Si, en matière d'expatriation, la France est en retard par rapport à ses concurrents, on observe toutefois un allongement de la durée du séjour et une augmentation du nombre des départs : le nombre des Français à l'étranger est donc destiné à augmenter rapidement et de manière quasi mécanique.
Deux raisons de nature conjoncturelle participent de ce double mouvement : la situation économique française qui s'installe dans la durée et l'attraction de revenus plus élevés à l'étranger – en effet, soit les salaires y sont plus élevés, soit le revenu net après impôts y est plus avantageux. Il faut également noter les difficultés rencontrées par les jeunes pour accéder à un logement intermédiaire dans nos grandes métropoles, notamment dans la métropole parisienne, difficultés qui amoindrissent l'attractivité de notre pays.
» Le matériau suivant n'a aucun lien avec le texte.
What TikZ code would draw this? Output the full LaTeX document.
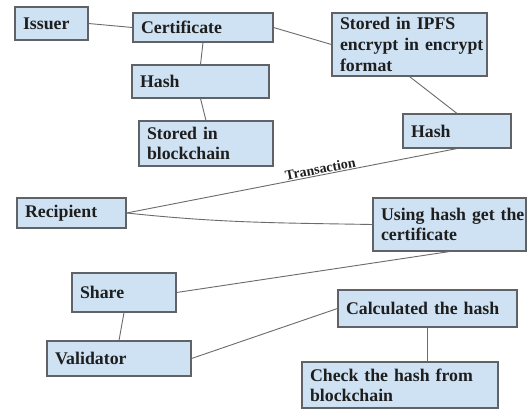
\documentclass[tikz,border=0pt]{standalone}
\usepackage{fontspec}
\setmainfont{Liberation Serif}
\usetikzlibrary{calc}
\definecolor{boxfill}{HTML}{CFE2F3}
\definecolor{boxline}{HTML}{5F6368}
\definecolor{linkline}{HTML}{6B6B6B}
\definecolor{boxtext}{HTML}{1E1E1E}
\tikzset{
  box/.style={draw=boxline, line width=1.1pt, fill=boxfill, rectangle,
    inner xsep=8pt, inner ysep=0pt, align=left, text=boxtext,
    font=\fontsize{17.8}{20}\selectfont\bfseries},
  link/.style={draw=linkline, line width=0.9pt},
  lbl/.style={font=\fontsize{14}{16}\selectfont\bfseries, text=boxtext, inner sep=1pt}
}
\begin{document}
\begin{tikzpicture}[x=1pt,y=-1pt]
\useasboundingbox[fill=white] (0,0) rectangle (529,410);
\node[box, minimum width=73pt, minimum height=33pt, text width=57pt] (issuer) at (51.5,23.5) {Issuer};
\node[box, minimum width=140pt, minimum height=29pt, text width=124pt] (cert) at (203,27.5) {Certificate};
\node[box, minimum width=137pt, minimum height=33pt, text width=121pt] (hashA) at (200.5,81.5) {Hash};
\node[box, minimum width=134pt, minimum height=45pt, text width=118pt] (chain) at (206,143.5) {\mbox{Stored in}\\\mbox{blockchain}};
\node[box, minimum width=155pt, minimum height=63pt, text width=139pt, font=\fontsize{17.8}{21}\selectfont\bfseries] (ipfs) at (409.5,44.5) {\mbox{Stored in IPFS}\\\mbox{encrypt in encrypt}\\\mbox{format}};
\node[box, minimum width=108pt, minimum height=34pt, text width=92pt] (hashB) at (457,131) {Hash};
\node[box, minimum width=109pt, minimum height=30pt, text width=93pt] (recip) at (71.5,213) {Recipient};
\node[box, minimum width=153pt, minimum height=53pt, text width=137pt] (using) at (449.5,224.5) {\mbox{Using hash get the}\\\mbox{certificate}};
\node[box, minimum width=104pt, minimum height=39pt, text width=88pt] (share) at (124,292.5) {Share};
\node[box, minimum width=144pt, minimum height=35pt, text width=128pt] (valid) at (119,358.5) {Validator};
\node[box, minimum width=179pt, minimum height=37pt, text width=163pt] (calc) at (427.5,308.5) {\mbox{Calculated the hash}};
\node[box, minimum width=196pt, minimum height=46pt, text width=180pt] (check) at (400,385) {\mbox{Check the hash from}\\\mbox{blockchain}};

\draw[link] (issuer.east) -- (cert.west);
\draw[link] (cert.south) -- (hashA.north);
\draw[link] (hashA.south) -- (chain.north);
\draw[link] (cert.east) -- (ipfs.west);
\draw[link] (ipfs.south) -- (hashB.north);
\draw[link] (hashB.south) -- node[lbl, pos=0.41, sloped, above] {Transaction} (recip.east);
\draw[link] (recip.east) to[out=-6, in=179] (using.west);
\draw[link] (using.south) -- (share.east);
\draw[link] (share.south) -- (valid.north);
\draw[link] (valid.east) -- (calc.west);
\draw[link] (calc.south) -- (check.north -| calc.south);
\end{tikzpicture}
\end{document}
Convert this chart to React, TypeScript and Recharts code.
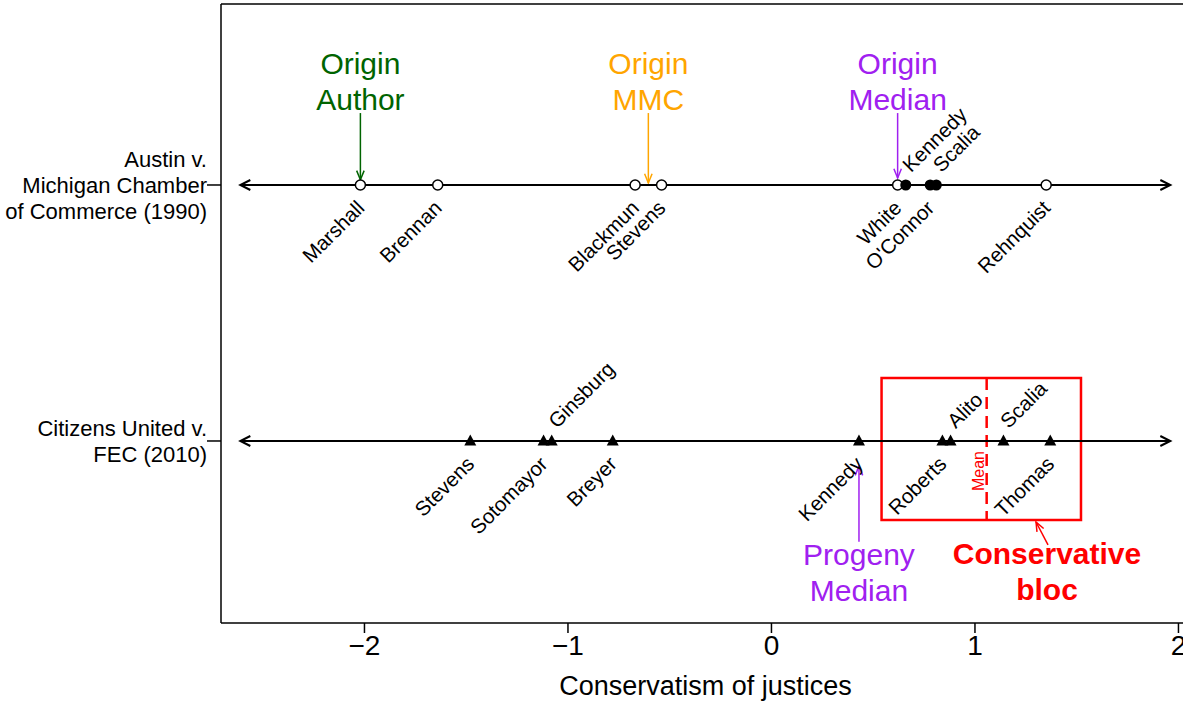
import {
  ScatterChart, Scatter, XAxis, YAxis, ReferenceLine, ReferenceArea, ReferenceDot,
} from 'recharts';

const FONT = '"Liberation Sans", Arial, Helvetica, sans-serif';

// Austin v. Michigan Chamber of Commerce (1990)
const austinJustices = ['Marshall', 'Brennan', 'Blackmun', 'Stevens', 'White', 'Kennedy', "O'Connor", 'Scalia', 'Rehnquist'];
const austinScores = [-2.02, -1.64, -0.67, -0.54, 0.62, 0.66, 0.78, 0.81, 1.35];
const austinVotes = ['majority', 'majority', 'majority', 'majority', 'majority', 'dissent', 'dissent', 'dissent', 'majority'];
const austinLabelSides = ['below', 'below', 'below', 'below', 'below', 'above', 'below', 'above', 'below'];
const austinAuthor = 'Marshall';

// Citizens United v. FEC (2010)
const citizensJustices = ['Stevens', 'Sotomayor', 'Ginsburg', 'Breyer', 'Kennedy', 'Roberts', 'Alito', 'Scalia', 'Thomas'];
const citizensScores = [-1.48, -1.12, -1.08, -0.78, 0.43, 0.84, 0.88, 1.14, 1.37];
const citizensLabelSides = ['below', 'below', 'above', 'below', 'below', 'below', 'above', 'above', 'below'];
const blocMembers = ['Roberts', 'Alito', 'Scalia', 'Thomas'];

const caseRows = [1, 2];
const caseNames = [
  ['Citizens United v.', 'FEC (2010)'],
  ['Austin v.', 'Michigan Chamber', 'of Commerce (1990)'],
];
const xTicks = [-2, -1, 0, 1, 2];

const X_DOMAIN: [number, number] = [-2.705, 2.0567];
const Y_DOMAIN: [number, number] = [0.289, 2.707];
const ROW_LINE_ENDS = [-2.61, 1.96];

const GREEN = '#006400';
const ORANGE = '#FFA500';
const PURPLE = '#A020F0';
const RED = '#FF0000';

const median = (vals: number[]) => {
  const s = [...vals].sort((a, b) => a - b);
  const m = Math.floor(s.length / 2);
  return s.length % 2 ? s[m] : (s[m - 1] + s[m]) / 2;
};

const austinData = austinJustices.map((name, i) => ({
  x: austinScores[i], y: 2, name, vote: austinVotes[i], side: austinLabelSides[i], marker: 'circle',
}));
const citizensData = citizensJustices.map((name, i) => ({
  x: citizensScores[i], y: 1, name, side: citizensLabelSides[i], marker: 'triangle',
}));

const authorScore = austinScores[austinJustices.indexOf(austinAuthor)];
const mmcScore = median(austinScores.filter((_, i) => austinVotes[i] === 'majority'));
const originMedian = median(austinScores);
const progenyMedian = median(citizensScores);
const blocScores = blocMembers.map(n => citizensScores[citizensJustices.indexOf(n)]);
const blocMean = blocScores.reduce((a, b) => a + b, 0) / blocScores.length;

// box drawn round the conservative bloc
const blocBox = { x1: 0.541, x2: 1.521, y1: 0.691, y2: 1.246 };

const annotations = [
  { lines: ['Origin', 'Author'], color: GREEN, x: authorScore, textY: 2.434, fromY: 2.281, toY: 2.02 },
  { lines: ['Origin', 'MMC'], color: ORANGE, x: mmcScore, textY: 2.434, fromY: 2.281, toY: 2.008 },
  { lines: ['Origin', 'Median'], color: PURPLE, x: originMedian, textY: 2.434, fromY: 2.281, toY: 2.027 },
  { lines: ['Progeny', 'Median'], color: PURPLE, x: progenyMedian, textY: 0.516, fromY: 0.606, toY: 0.902 },
];

const blocNote = { lines: ['Conservative', 'bloc'], x: 1.354, textY: 0.5195, from: { x: 1.359, y: 0.594 }, to: { x: 1.3, y: 0.6836 } };

function headPath(x1: number, y1: number, x2: number, y2: number, len: number, deg: number) {
  const a = Math.atan2(y2 - y1, x2 - x1);
  const t = (deg * Math.PI) / 180;
  const ax = x2 - len * Math.cos(a - t), ay = y2 - len * Math.sin(a - t);
  const bx = x2 - len * Math.cos(a + t), by = y2 - len * Math.sin(a + t);
  return `M${ax},${ay} L${x2},${y2} L${bx},${by}`;
}

function Arrow(color: string) {
  return (p: any) => (
    <g>
      <line x1={p.x1} y1={p.y1} x2={p.x2} y2={p.y2} stroke={color} strokeWidth={1.5} />
      <path d={headPath(p.x1, p.y1, p.x2, p.y2, 10, 22)} stroke={color} strokeWidth={1.5} fill="none" />
    </g>
  );
}

function NoteText(lines: string[], color: string, bold = false) {
  return (p: any) => (
    <text x={p.cx} y={p.cy} textAnchor="middle" fontSize={30} fontFamily={FONT}
      fontWeight={bold ? 'bold' : 'normal'} fill={color}>
      {lines.map((l, i) => <tspan key={i} x={p.cx} y={p.cy + i * 36}>{l}</tspan>)}
    </text>
  );
}

function JusticeMark(p: any) {
  const { cx, cy, payload } = p;
  let mark;
  if (payload.marker === 'triangle') {
    mark = <path d={`M${cx},${cy - 6.5} L${cx - 6},${cy + 4.5} L${cx + 6},${cy + 4.5} Z`} fill="#000" />;
  } else if (payload.vote === 'dissent') {
    mark = <circle cx={cx} cy={cy} r={5.5} fill="#000" />;
  } else {
    mark = <circle cx={cx} cy={cy} r={5} fill="#fff" stroke="#000" strokeWidth={1.5} />;
  }
  const above = payload.side === 'above';
  const lx = cx;
  const ly = above ? cy - 17 : cy + 19;
  return (
    <g>
      {mark}
      <text x={lx} y={ly} transform={`rotate(-45 ${lx} ${ly})`} textAnchor={above ? 'start' : 'end'}
        dominantBaseline="central" fontSize={20.5} fontFamily={FONT} fill="#000">
        {payload.name}
      </text>
    </g>
  );
}

function RowEnd(p: any) {
  const { cx, cy, payload } = p;
  const d = payload.end === 'left' ? -1 : 1;
  return (
    <path d={`M${cx - d * 10},${cy - 5} L${cx},${cy} L${cx - d * 10},${cy + 5}`}
      stroke="#000" strokeWidth={2} fill="none" />
  );
}

function CaseTick(p: any) {
  const { x, y, payload } = p;
  const lines = caseNames[caseRows.indexOf(payload.value)] || [];
  const n = lines.length;
  return (
    <text x={x} y={y} textAnchor="end" fontSize={22} fontFamily={FONT} fill="#000">
      {lines.map((l, i) => <tspan key={i} x={x} y={y + 8 + (i - (n - 1) / 2) * 26}>{l}</tspan>)}
    </text>
  );
}

function ValueTick(p: any) {
  const { x, y, payload } = p;
  const v = payload.value as number;
  const label = v < 0 ? `\u2212${Math.abs(v)}` : `${v}`;
  return (
    <text x={x} y={y} dy={22} textAnchor="middle" fontSize={28} fontFamily={FONT} fill="#000">{label}</text>
  );
}

function MeanLine(p: any) {
  const tx = p.x1 - 8;
  const ty = (p.y1 + p.y2) / 2 + 22;
  return (
    <g>
      <line x1={p.x1} y1={p.y1} x2={p.x2} y2={p.y2} stroke={RED} strokeWidth={2.5} strokeDasharray="12 7" />
      <text x={tx} y={ty} transform={`rotate(-90 ${tx} ${ty})`}
        textAnchor="middle" dominantBaseline="central" fontSize={16} fontFamily={FONT} fill={RED}>
        Mean
      </text>
    </g>
  );
}

export default function App() {
  const rowLine = (y: number) => ROW_LINE_ENDS.map((x, i) => ({ x, y, end: i === 0 ? 'left' : 'right' }));
  return (
    <div style={{
      position: 'absolute', left: 0, top: 0, width: 1183, height: 704,
      overflow: 'hidden', background: '#fff', fontFamily: FONT,
    }}>
      <ScatterChart width={1200} height={704} margin={{ top: 4, right: 10, bottom: 0, left: 0 }}>
        <XAxis
          type="number" dataKey="x" domain={X_DOMAIN} ticks={xTicks} allowDataOverflow
          height={81} tickSize={10} tickMargin={0} interval={0}
          axisLine={{ stroke: '#000', strokeWidth: 1.5 }} tickLine={{ stroke: '#000', strokeWidth: 1.5 }}
          tick={<ValueTick />}
          label={{ value: 'Conservatism of justices', position: 'insideBottom', offset: 9, fontSize: 27, fill: '#000', fontFamily: FONT }}
        />
        <YAxis
          type="number" dataKey="y" domain={Y_DOMAIN} ticks={caseRows} allowDataOverflow
          width={221} tickSize={14} tickMargin={0} interval={0}
          axisLine={{ stroke: '#000', strokeWidth: 1.5 }} tickLine={{ stroke: '#000', strokeWidth: 1.5 }}
          tick={<CaseTick />}
        />
        <ReferenceLine y={Y_DOMAIN[1]} stroke="#000" strokeWidth={1.5} />
        <ReferenceLine x={X_DOMAIN[1]} stroke="#000" strokeWidth={1.5} />

        <ReferenceArea {...blocBox} fill="none" fillOpacity={0} stroke={RED} strokeWidth={2.5} />
        <ReferenceLine segment={[{ x: blocMean, y: blocBox.y2 }, { x: blocMean, y: blocBox.y1 }]} shape={MeanLine} />

        <Scatter data={rowLine(2)} line={{ stroke: '#000', strokeWidth: 2 }} shape={RowEnd} isAnimationActive={false} />
        <Scatter data={rowLine(1)} line={{ stroke: '#000', strokeWidth: 2 }} shape={RowEnd} isAnimationActive={false} />
        <Scatter data={austinData} shape={JusticeMark} isAnimationActive={false} />
        <Scatter data={citizensData} shape={JusticeMark} isAnimationActive={false} />

        {annotations.map((a, i) => (
          <ReferenceLine key={`arrow-${i}`} segment={[{ x: a.x, y: a.fromY }, { x: a.x, y: a.toY }]} shape={Arrow(a.color)} />
        ))}
        {annotations.map((a, i) => (
          <ReferenceDot key={`note-${i}`} x={a.x} y={a.textY} r={0} shape={NoteText(a.lines, a.color)} />
        ))}
        <ReferenceLine segment={[blocNote.from, blocNote.to]} shape={Arrow(RED)} />
        <ReferenceDot x={blocNote.x} y={blocNote.textY} r={0} shape={NoteText(blocNote.lines, RED, true)} />
      </ScatterChart>
    </div>
  );
}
Quant aux éléments structurels favorisant la mobilité, il faut souligner la mondialisation et la transformation de la nature des contrats. En 2003, 38 % des Français de l'étranger travaillaient pour la fonction publique ou des organisations non gouvernementales : ils ne sont plus aujourd'hui que 20 %. Les contrats d'expatriation sont de plus en plus souvent remplacés par des contrats locaux, ce qui modifie le rapport à la mère patrie. Enfin, les moyens de communication modernes permettent désormais de rester en liaison très étroite avec sa famille, ce qui n'était pas le cas il y a quarante ans et modifie le ressenti culturel de l'expatriation.
Notons aussi que les premiers à faire du France bashing sont nos compatriotes. Les jeunes qui vivent à l'étranger ne cessent de souligner combien ils sont soulagés de n'avoir pas à vivre en France à l'heure actuelle. C'est pourquoi nous allons approfondir l'enquête sur ce qui représente à nos yeux un sujet de préoccupation majeur, en instaurant notamment une veille attentive : la CCI de Paris-Île-de-France a signé un accord avec l'Union des chambres de commerce et d'industrie françaises à l'étranger – UCCIFE –, en vue d'instaurer un baromètre permettant d'observer et de mesurer la réaction, les attentes et la vision des ressortissants français dans les principaux pays d'expatriation. Ce serait une erreur de freiner les départs : il convient même de les encourager en les facilitant. Ne disons pas à ceux de nos compatriotes qui ont choisi de partir qu'ils trahissent leur pays, mais demandons-leur d'en devenir les ambassadeurs. Trop souvent, en raison des tracasseries administratives qu'ils ont dû surmonter pour partir, ce n'est pas sans amertume que les candidats à l'expatriation quittent la France.
Il faut également faciliter leur retour, sur le plan des démarches administratives ou du logement. Il est primordial pour la mère patrie de nouer un lien très fort avec ses expatriés.
Il convient d'intégrer la diaspora française, qui compte aujourd'hui quelque 2 millions de compatriotes et est destinée à augmenter : considérons ceux qui s'installent durablement, voire définitivement à l'étranger, comme autant d'atouts pour notre pays. C'est ce que font l'Allemagne de manière évidente, l'Italie de manière plus discrète et le Royaume-Uni sur le plan culturel. Les exécutifs de la compagnie Emirates Airlines ou de la compagnie d'Abou Dabi comprennent de nombreux Britanniques. Certes, ils sont indépendants et sont loin du Royaume-Uni : ils n'en portent pas moins l'influence de leur pays. C'est pourquoi nous avons l'intention de proposer au ministre des affaires étrangères de travailler à l'acculturation de la diaspora afin de l'embarquer dans l'« entreprise France ».
Il convient enfin de renforcer, dans la compétition internationale pour les talents, la position déjà favorable, voire envieuse, de la France, notamment de la région capitale. Il faut donner le sentiment à ceux qui arrivent en France qu'ils sont les bienvenus. Les universitaires étrangers et leur famille sont mieux accueillis, s'agissant notamment du logement, dans les universités américaines que dans les universités françaises.